The link between oral health and heart disease.

Most people enjoy a big tub of popcorn when you go to the movies.  Occasionally a corn kernel will get stuck. Getting popcorn or any food stuck in your teeth can be annoying.

However, for a 41-year-old man from the United Kingdom, it led to a serious health problem.

According to reports, the medical professionals who treated the British man say he almost died. The man tried a bunch of household items to remove the piece of corn including a toothpick, a pen cap even a metal wire and nail. Nothing seemed to work.

Before you worry about the time you experienced a similar problem, it wasn’t the popcorn that made him sick.  It was the damage the man did to his gums with all those improvised dental tools.

It led to a gum infection, which led to a heart infection called endocarditis.

The link between oral health and overall health.


Endocarditis occurs when germs enter your bloodstream, travel to your heart, and attach to abnormal heart valves or damaged heart tissue. Certain types of bacteria cause most cases, but fungi or other microorganisms also may be responsible.

Usually, your immune system destroys harmful bacteria that make it into your bloodstream. Even if bacteria reach your heart, they may pass through without causing an infection. However, bacteria that live in your mouth, throat or other parts of your body, such as your skin or your gut, can sometimes cause serious infections like endocarditis under the right circumstances.

According to the Mayo Clinic, if your heart is healthy, you could be less likely to develop endocarditis, although it is still possible. The germs that cause infection tend to stick to and multiply on damaged or surgically implanted heart valves, or on endocardium that has a rough surface.

People at highest risk of endocarditis are those who have artificial heart valves, congenital heart defects, a history of rheumatic fever or intravenous drug use.

If left untreated, endocarditis can damage your heart and cause life threatening complications including, heart failure, stroke, seizure, paralysis, Pulmonary embolism, kidney damage and enlarged spleen.

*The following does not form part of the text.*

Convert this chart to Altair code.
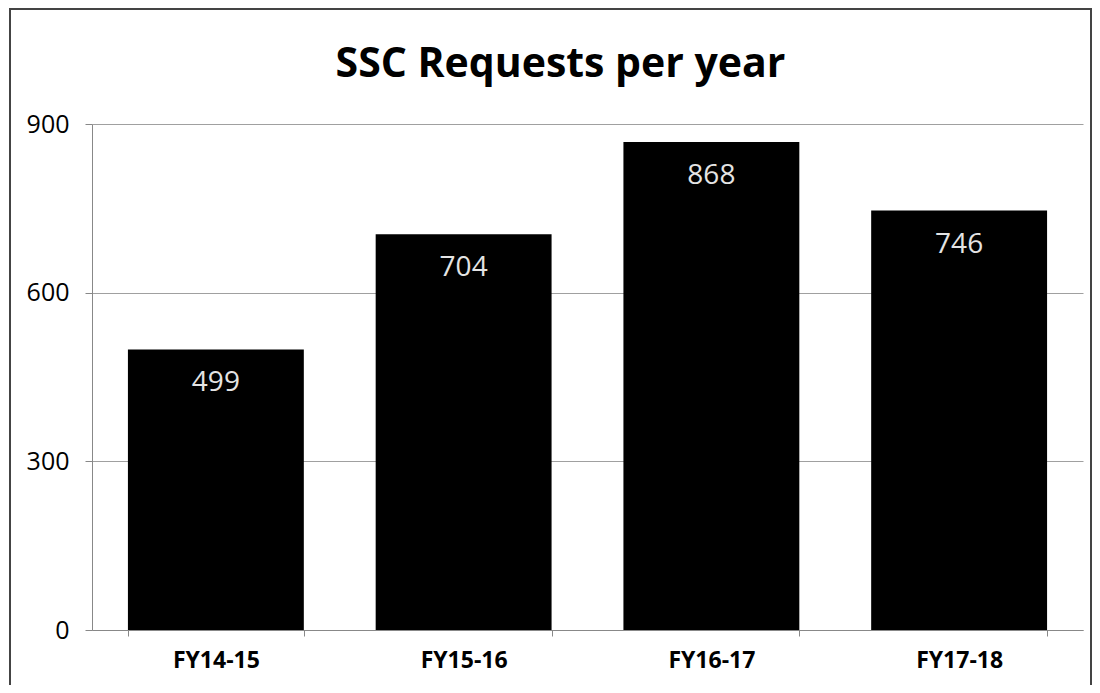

In this case the British man had to have major surgery to fix two of his heart valves.
         

The bottom line, dental health is not just about appearance. Oral health has been linked with the health of internal organs.
         

Endocarditis Prevention.

You can help prevent endocarditis in several ways, including, brush and floss your teeth and gums often, and have regular dental checkups. Avoid procedures that may lead to skin infections, such as body piercings or tattoo.

Endocarditis can be difficult to diagnose because symptoms can vary from person to person.

See your doctor immediately if you develop a fever that won't go away, unexplained fatigue, any type of skin infection, or open cuts or sores that don't heal properly. Many cases of endocarditis are successfully treated with antibiotics. Sometimes, surgery may be required to fix damaged heart valves and clean up any remaining signs of the infection

Reportedly, this man did show signs of an infection and regrets waiting to see a dentist. His story is a tale of caution for everyone.